Data block:
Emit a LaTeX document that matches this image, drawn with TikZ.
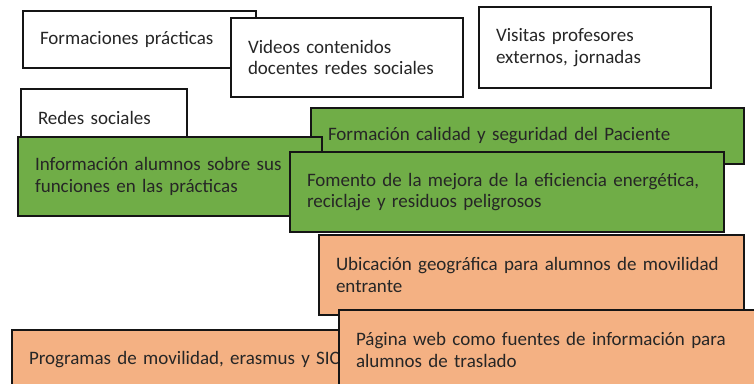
\documentclass[tikz,border=0pt]{standalone}
\usepackage{fontspec}
\setmainfont{Carlito}
\usepackage{tikz}
\definecolor{verde}{HTML}{70AD47}
\definecolor{naranja}{HTML}{F4B183}
\definecolor{borde}{HTML}{151515}
\definecolor{texto}{HTML}{262626}

\begin{document}
\begin{tikzpicture}[x=1pt, y=-1pt]
        \tikzstyle{caja} = [rectangle, draw=borde, line width=1.6pt, fill=white, text=texto, inner xsep=17pt, inner ysep=0pt, align=left, font=\fontsize{19}{21.7}\selectfont]
        \tikzstyle{verde} = [caja, fill=verde]
        \tikzstyle{naranja} = [caja, fill=naranja]
        \clip (0, 0) rectangle (754, 383);
		\node [caja, text width=199pt, minimum height=57pt] (1) at (139.5, 39.5) {Formaciones prácticas};
		\node [caja, text width=198pt, minimum height=79pt] (2) at (347, 57.5) {Videos contenidos\\docentes redes sociales};
		\node [caja, text width=198pt, minimum height=81pt] (3) at (595, 47.5) {Visitas profesores\\externos, jornadas};
		\node [caja, text width=132pt, minimum height=58pt] (4) at (104, 118) {Redes sociales};
		\node [verde, text width=399pt, minimum height=56pt] (5) at (527.5, 136) {Formación calidad y seguridad del Paciente};
		\node [verde, text width=270pt, minimum height=79pt] (6) at (170, 176.5) {Información alumnos sobre sus\\funciones en las prácticas};
		\node [verde, text width=400pt, minimum height=80pt] (7) at (507, 192) {Fomento de la mejora de la eficiencia energética,\\reciclaje y residuos peligrosos};
		\node [naranja, text width=391pt, minimum height=80pt] (8) at (531.5, 275) {Ubicación geográfica para alumnos de movilidad\\entrante};
		\node [naranja, text width=354pt, minimum height=60pt] (9) at (206, 360) {Programas de movilidad, erasmus y SICUE};
		\node [naranja, text width=417pt, minimum height=80pt] (10) at (564.5, 350) {Página web como fuentes de información para\\alumnos de traslado};
    \end{tikzpicture}
\end{document}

Requirements: Give the material again exactly as it is, but keep the pictures out.

Answer to this exercise:
Emit a LaTeX document that matches this image, drawn with TikZ.
\documentclass[tikz,border=0pt]{standalone}
\usepackage{fontspec}
\setmainfont{Carlito}
\usepackage{tikz}
\definecolor{verde}{HTML}{70AD47}
\definecolor{naranja}{HTML}{F4B183}
\definecolor{borde}{HTML}{151515}
\definecolor{texto}{HTML}{262626}

\begin{document}
\begin{tikzpicture}[x=1pt, y=-1pt]
        \tikzstyle{caja} = [rectangle, draw=borde, line width=1.6pt, fill=white, text=texto, inner xsep=17pt, inner ysep=0pt, align=left, font=\fontsize{19}{21.7}\selectfont]
        \tikzstyle{verde} = [caja, fill=verde]
        \tikzstyle{naranja} = [caja, fill=naranja]
        \clip (0, 0) rectangle (754, 383);
		\node [caja, text width=199pt, minimum height=57pt] (1) at (139.5, 39.5) {Formaciones prácticas};
		\node [caja, text width=198pt, minimum height=79pt] (2) at (347, 57.5) {Videos contenidos\\docentes redes sociales};
		\node [caja, text width=198pt, minimum height=81pt] (3) at (595, 47.5) {Visitas profesores\\externos, jornadas};
		\node [caja, text width=132pt, minimum height=58pt] (4) at (104, 118) {Redes sociales};
		\node [verde, text width=399pt, minimum height=56pt] (5) at (527.5, 136) {Formación calidad y seguridad del Paciente};
		\node [verde, text width=270pt, minimum height=79pt] (6) at (170, 176.5) {Información alumnos sobre sus\\funciones en las prácticas};
		\node [verde, text width=400pt, minimum height=80pt] (7) at (507, 192) {Fomento de la mejora de la eficiencia energética,\\reciclaje y residuos peligrosos};
		\node [naranja, text width=391pt, minimum height=80pt] (8) at (531.5, 275) {Ubicación geográfica para alumnos de movilidad\\entrante};
		\node [naranja, text width=354pt, minimum height=60pt] (9) at (206, 360) {Programas de movilidad, erasmus y SICUE};
		\node [naranja, text width=417pt, minimum height=80pt] (10) at (564.5, 350) {Página web como fuentes de información para\\alumnos de traslado};
    \end{tikzpicture}
\end{document}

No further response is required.